The deal is getting extra attention in part because Michael Bennet, the superintendent of schools who, with the system's operating officer, pushed hard for the deal, is now a United States senator from Colorado.
But I found this paragraph the most telling, and the most depressing:
A spokesman at JPMorgan, which led the Denver deal, declined to comment. Royal Bank of Canada, which acted as the school system's independent adviser even though it participated in the debt transaction, declined to comment. Denver school officials said that they had agreed to sign a conflict waiver with Royal Bank of Canada. [Emphasis added]Even though it participated in the debt transaction?!?! How could one ignore that level of conflict of interest?
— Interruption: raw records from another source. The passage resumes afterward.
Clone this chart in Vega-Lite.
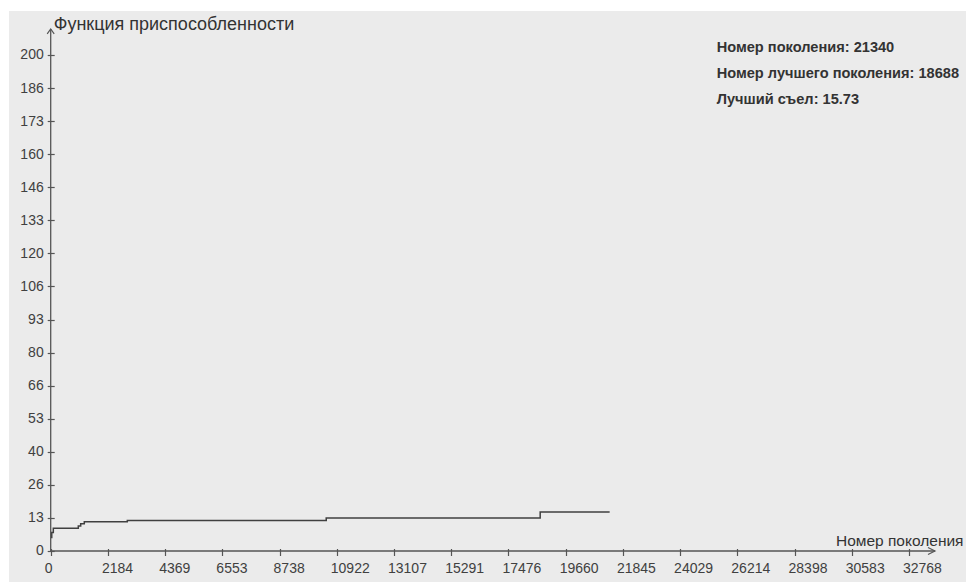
{
  "$schema": "https://vega.github.io/schema/vega-lite/v6.json",
  "autosize": {"type": "none"},
  "width": 957,
  "height": 571,
  "padding": {"left": 9, "top": 11, "right": 1, "bottom": 1},
  "background": "white",
  "config": {
    "view": {"fill": "#ebebeb", "stroke": null},
    "font": "Liberation Sans",
    "axis": {"labelOverlap": false}
  },
  "data": {
    "values": [
      {"gen": 0, "fit": 5.4},
      {"gen": 40, "fit": 7.5},
      {"gen": 100, "fit": 9.2},
      {"gen": 1054, "fit": 10.1},
      {"gen": 1145, "fit": 11.0},
      {"gen": 1283, "fit": 11.8},
      {"gen": 2925, "fit": 12.3},
      {"gen": 10519, "fit": 13.3},
      {"gen": 18688, "fit": 15.73},
      {"gen": 21340, "fit": 15.73}
    ]
  },
  "layer": [
    {
      "mark": {"type": "line", "interpolate": "step-after", "color": "#404040", "strokeWidth": 1.5},
      "encoding": {
        "x": {
          "field": "gen", "type": "quantitative",
          "scale": {"domain": [-1592, 34945], "nice": false, "zero": false},
          "axis": {
            "orient": "bottom", "offset": -33.5, "domain": false, "grid": false,
            "values": [0, 2184.5333, 4369.0667, 6553.6, 8738.1333, 10922.6667, 13107.2, 15291.7333, 17476.2667, 19660.8, 21845.3333, 24029.8667, 26214.4, 28398.9333, 30583.4667, 32768],
            "tickCount": 40,
            "labelExpr": "floor(datum.value)",
            "tickSize": 7, "tickColor": "#555555", "tickWidth": 1.2,
            "labelAlign": "left", "labelOffset": -6.5, "labelPadding": 6,
            "labelFont": "Liberation Sans", "labelFontSize": 14, "labelColor": "#404040",
            "labelOverlap": false, "labelFlush": false,
            "title": "Номер поколения", "titleFont": "Liberation Sans", "titleFontSize": 15.5, "titleFontWeight": "normal", "titleColor": "#333333",
            "titleAlign": "right", "titleBaseline": "alphabetic", "titleX": 954, "titleY": -3.2, "titleAnchor": null
          }
        },
        "y": {
          "field": "fit", "type": "quantitative",
          "scale": {"domain": [-12.5, 217.74], "nice": false, "zero": false},
          "axis": {
            "orient": "left", "offset": -45.2, "domain": false, "grid": false,
            "values": [0, 13.3333, 26.6667, 40, 53.3333, 66.6667, 80, 93.3333, 106.6667, 120, 133.3333, 146.6667, 160, 173.3333, 186.6667, 200],
            "tickCount": 40,
            "labelExpr": "floor(datum.value)",
            "tickSize": 7, "tickColor": "#555555", "tickWidth": 1.2,
            "labelPadding": 4, "labelBaseline": "middle",
            "labelFont": "Liberation Sans", "labelFontSize": 14, "labelColor": "#404040",
            "labelOverlap": false, "labelFlush": false,
            "title": "Функция приспособленности", "titleFont": "Liberation Sans", "titleFontSize": 18, "titleFontWeight": "normal", "titleColor": "#333333",
            "titleAngle": 0, "titleAlign": "left", "titleBaseline": "alphabetic", "titleX": -1, "titleY": 18.3, "titleAnchor": null
          }
        }
      }
    },
    {
      "data": {"values": [{}]},
      "mark": {"type": "rule", "color": "#555555", "strokeWidth": 1.3},
      "encoding": {
        "x": {"datum": 0, "type": "quantitative"},
        "y": {"datum": 0, "type": "quantitative"},
        "y2": {"datum": 210.5}
      }
    },
    {
      "data": {"values": [{}]},
      "mark": {"type": "rule", "color": "#555555", "strokeWidth": 1.3},
      "encoding": {
        "x": {"datum": 0, "type": "quantitative"},
        "x2": {"datum": 33761},
        "y": {"datum": 0, "type": "quantitative"}
      }
    },
    {
      "data": {"values": [{}]},
      "mark": {"type": "point", "shape": "M-1,1.4L0,0L1,1.4", "size": 49, "filled": false, "stroke": "#555555", "strokeWidth": 1.2, "opacity": 1},
      "encoding": {
        "x": {"datum": 0, "type": "quantitative"},
        "y": {"datum": 210.5, "type": "quantitative"}
      }
    },
    {
      "data": {"values": [{}]},
      "mark": {"type": "point", "shape": "M-2,-1L0,0L-2,1", "size": 49, "filled": false, "stroke": "#555555", "strokeWidth": 1.2, "opacity": 1},
      "encoding": {
        "x": {"datum": 33761, "type": "quantitative"},
        "y": {"datum": 0, "type": "quantitative"}
      }
    },
    {
      "data": {"values": [{}]},
      "mark": {
        "type": "text",
        "text": ["Номер поколения: 21340", "Номер лучшего поколения: 18688", "Лучший съел: 15.73"],
        "align": "left", "baseline": "alphabetic", "lineHeight": 26,
        "font": "Liberation Sans", "fontWeight": "bold", "fontSize": 14.6, "color": "#333333"
      },
      "encoding": {
        "x": {"datum": 25427, "type": "quantitative"},
        "y": {"datum": 201.4, "type": "quantitative"}
      }
    }
  ]
}
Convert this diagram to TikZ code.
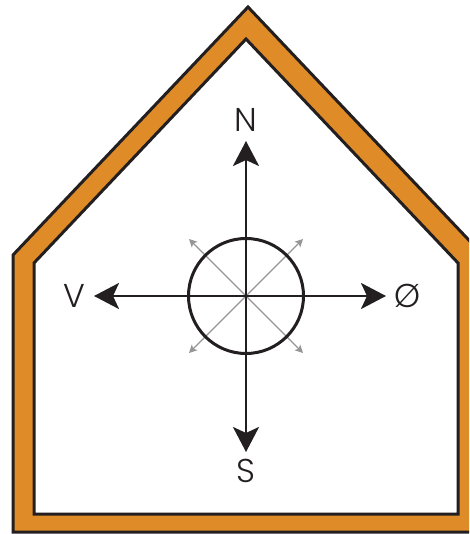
\documentclass[tikz,border=0pt]{standalone}
\usepackage{fontspec}
\setmainfont{Poppins Light}
\usetikzlibrary{arrows.meta}
\definecolor{houseorange}{RGB}{223,140,40}
\definecolor{linegray}{RGB}{150,150,150}
\definecolor{ink}{RGB}{35,31,32}
\tikzset{
  wall/.style={draw=ink, line width=3pt, line join=miter},
  mainarrow/.style={draw=ink, line width=2.6pt, -{Stealth[length=25pt,width=26pt,inset=6pt]}},
  diagarrow/.style={draw=linegray, line width=1.3pt, -{Stealth[length=8pt,width=8pt,inset=2pt]}},
  dirlabel/.style={inner sep=0pt, font=\fontsize{33}{33}\selectfont, text=ink}
}
\begin{document}
\begin{tikzpicture}[x=1pt,y=-1pt]
\useasboundingbox (0,0) rectangle (469,534);
\begin{scope}
\clip (0,0) rectangle (469,534);
% outer house
\path[wall, fill=houseorange] (13,532) -- (13,255) -- (248,7) -- (483,255) -- (483,532) -- cycle;
% inner house
\path[wall, fill=white] (34,514) -- (34,263) -- (246,39) -- (458,263) -- (458,514) -- cycle;
\end{scope}
% compass
\coordinate (c) at (246,296);
\coordinate (tn) at (246,141);
\coordinate (ts) at (246,452);
\coordinate (tw) at (94,296);
\coordinate (te) at (386,296);
\coordinate (d1) at (189,239);
\coordinate (d2) at (303,239);
\coordinate (d3) at (189,353);
\coordinate (d4) at (303,353);
\draw[diagarrow] (c) -- (d1);
\draw[diagarrow] (c) -- (d2);
\draw[diagarrow] (c) -- (d3);
\draw[diagarrow] (c) -- (d4);
\node[draw=ink, line width=3pt, circle, minimum size=115pt, inner sep=0pt] (ring) at (c) {};
\draw[mainarrow] (c) -- (tn);
\draw[mainarrow] (c) -- (ts);
\draw[mainarrow] (c) -- (tw);
\draw[mainarrow] (c) -- (te);
\node[dirlabel] (N) at (246,120) {N};
\node[dirlabel] (S) at (246,471) {S};
\node[dirlabel] (V) at (74,296) {V};
\node[dirlabel] (O) at (407,296) {Ø};
\end{tikzpicture}
\end{document}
I am not going to throw all the blame for this at Royal Bank of Canada, however. It would be easy to say, Oh those horrible greedy bankers, and leave it at that.
Sadly, there seems to be a fair amount of responsibility to spread around.
For example, unlike many school superintendents, now-Senator Bennet had extensive private-sector financial experience. Morgenson reports that "Mr. Bennet handled investments and structured financial deals for the Anschutz Investment Company, a private concern owned by the billionaire Philip Anschutz that has a stakes in telecommunications and oil." The district's chief operating officer (and currently superintendent), Thomas Boasberg, also had private-sector experience, having been a mergers and acquisitions deal maker for a telecommunications company.
Morgenson further reports that, according to then-members of the board of education, "the bankers' presentations for the 2008 debt deal outline its risks only in broad terms... [and] had not discussed problems in the variable-rate debt market that arose the previous year -- a development that would have alerted them to troubles they might have had securing a manageable rate on the debt they were refinancing."
Of course, if we're looking at responsibility, it's worth asking those same board members, How is it that it was OK with you that "for years, the school system had not met its required annual pension payments to ensure a fully funded plan"?